Caroline and Pierre introduced us to a heap of friends, one of whom I stayed with numerous times when I visited, he lived near the Sacre Coeur. They seemed to have friends in Paris from all corners of the earth. We often ate together, or strolled in the gardens, went to the Bois de Boulogne. I wished I could be Caroline, work in the language school, but I was not clever enough to get a visa, and frankly, my french was not that good.
But it seems Caroline pined for the blue skies and light of Sydney, as expats often do. The grey seeped into her soul. She had two children, and pined even more. She wanted to come home, she wanted to leave Porte de Sainte Cloude.

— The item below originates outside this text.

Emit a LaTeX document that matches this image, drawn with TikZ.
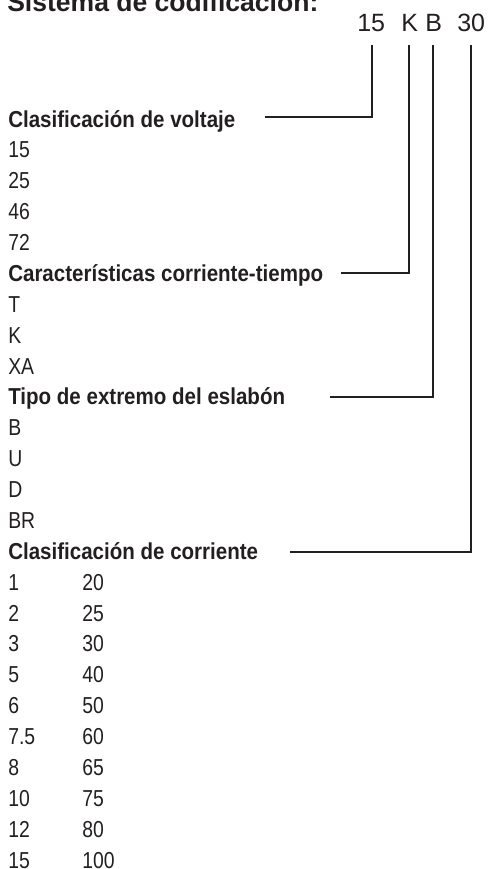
\documentclass[tikz,border=0pt]{standalone}
\usepackage{fontspec}
\setmainfont{Liberation Sans}
\newfontfamily\condreg{Liberation Sans}[FakeStretch=0.84]
\newfontfamily\condbold{Liberation Sans}[FakeStretch=0.89]
\definecolor{ink}{HTML}{231F20}
\begin{document}
\begin{tikzpicture}[x=0.75pt,y=-0.75pt,
  hdr/.style={anchor=base west, inner sep=0pt, font=\condbold\bfseries\fontsize{17.3}{20}\selectfont, text=ink},
  val/.style={anchor=base west, inner sep=0pt, font=\condreg\fontsize{17.3}{20}\selectfont, text=ink},
  codetxt/.style={anchor=base west, inner sep=0pt, font=\fontsize{18.75}{22}\selectfont, text=ink},
  titletxt/.style={anchor=base west, inner sep=0pt, font=\bfseries\fontsize{19.9}{24}\selectfont, text=ink},
  conn/.style={draw=ink, line width=1.4pt}]
\useasboundingbox (0,0) rectangle (489,869);
\def\rowy#1{127+30.875*#1}
% title and code
\node[titletxt] (title) at (7,11) {Sistema de codificación:};
\node[codetxt] (c15) at (357,31) {15};
\node[codetxt] (cK) at (401,31) {K};
\node[codetxt] (cB) at (425,31) {B};
\node[codetxt] (c30) at (457,31) {30};
% headers
\node[hdr] (h1) at (8,{\rowy{0}}) {Clasificación de voltaje};
\node[hdr] (h2) at (8,{\rowy{5}}) {Características corriente-tiempo};
\node[hdr] (h3) at (8,{\rowy{9}}) {Tipo de extremo del eslabón};
\node[hdr] (h4) at (8,{\rowy{14}}) {Clasificación de corriente};
% voltage values
\node[val] (v1) at (8,{\rowy{1}}) {15};
\node[val] (v2) at (8,{\rowy{2}}) {25};
\node[val] (v3) at (8,{\rowy{3}}) {46};
\node[val] (v4) at (8,{\rowy{4}}) {72};
% time-current
\node[val] (t1) at (8,{\rowy{6}}) {T};
\node[val] (t2) at (8,{\rowy{7}}) {K};
\node[val] (t3) at (8,{\rowy{8}}) {XA};
% link end type
\node[val] (e1) at (8,{\rowy{10}}) {B};
\node[val] (e2) at (8,{\rowy{11}}) {U};
\node[val] (e3) at (8,{\rowy{12}}) {D};
\node[val] (e4) at (8,{\rowy{13}}) {BR};
% current ratings
\foreach \a/\b [count=\i from 15] in {1/20,2/25,3/30,5/40,6/50,7.5/60,8/65,10/75,12/80,15/100}{
  \node[val] (ra\i) at (8,{\rowy{\i}}) {\a};
  \node[val] (rb\i) at (82,{\rowy{\i}}) {\b};
}
% connector coordinates
\coordinate (t15) at (372,45);
\coordinate (tK) at (409,45);
\coordinate (tB) at (433,45);
\coordinate (t30) at (471,45);
\coordinate (s1) at (265,117);
\coordinate (s2) at (341,273);
\coordinate (s3) at (330,397);
\coordinate (s4) at (290,552);
\draw[conn] (t15) |- (s1);
\draw[conn] (tK) |- (s2);
\draw[conn] (tB) |- (s3);
\draw[conn] (t30) |- (s4);
\end{tikzpicture}
\end{document}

She rang her family in tears, and was told by her mother she had to stick by her family: she had chosen to live in Paris, and to stop complaining. Pull herself together.
The grey seeped ever further into her soul.
She stood in the sitting room one day, after many tearful years, and asked Pierre:
Do you love me?
To which Pierre replied
For gods sake, we are not teenagers!
At this, Caroline ran across the room, plunged through the beautiful, tall, open window, and down down down to land in a crumpled pile on the cobbled street below.
The children, recently in Australia finally visiting the cousins, asked about their mother. Wanted to hear everything about her, wanted to see this magical place where their mother was from, which they were now seeing without her.
Tell us about Maman, they asked.
Noone ever speaks of her, not Dad, not anyone.
I am thinking of Caroline now, because I have only just recently heard about what happened. It breaks my heart, I was so shocked I was incapable of speech.
And it teaches me a lesson not to envy the lives of others, that you can never tell what goes on beneath the surface. Had my mythical frenchman materialized, I may well have ended my days wishing and yearning for the bright skies of home. Or I may not have, I will never know. But it is not a good thing to envy the lives of others, no matter how golden those lives may seem, how hidden those shadows may be.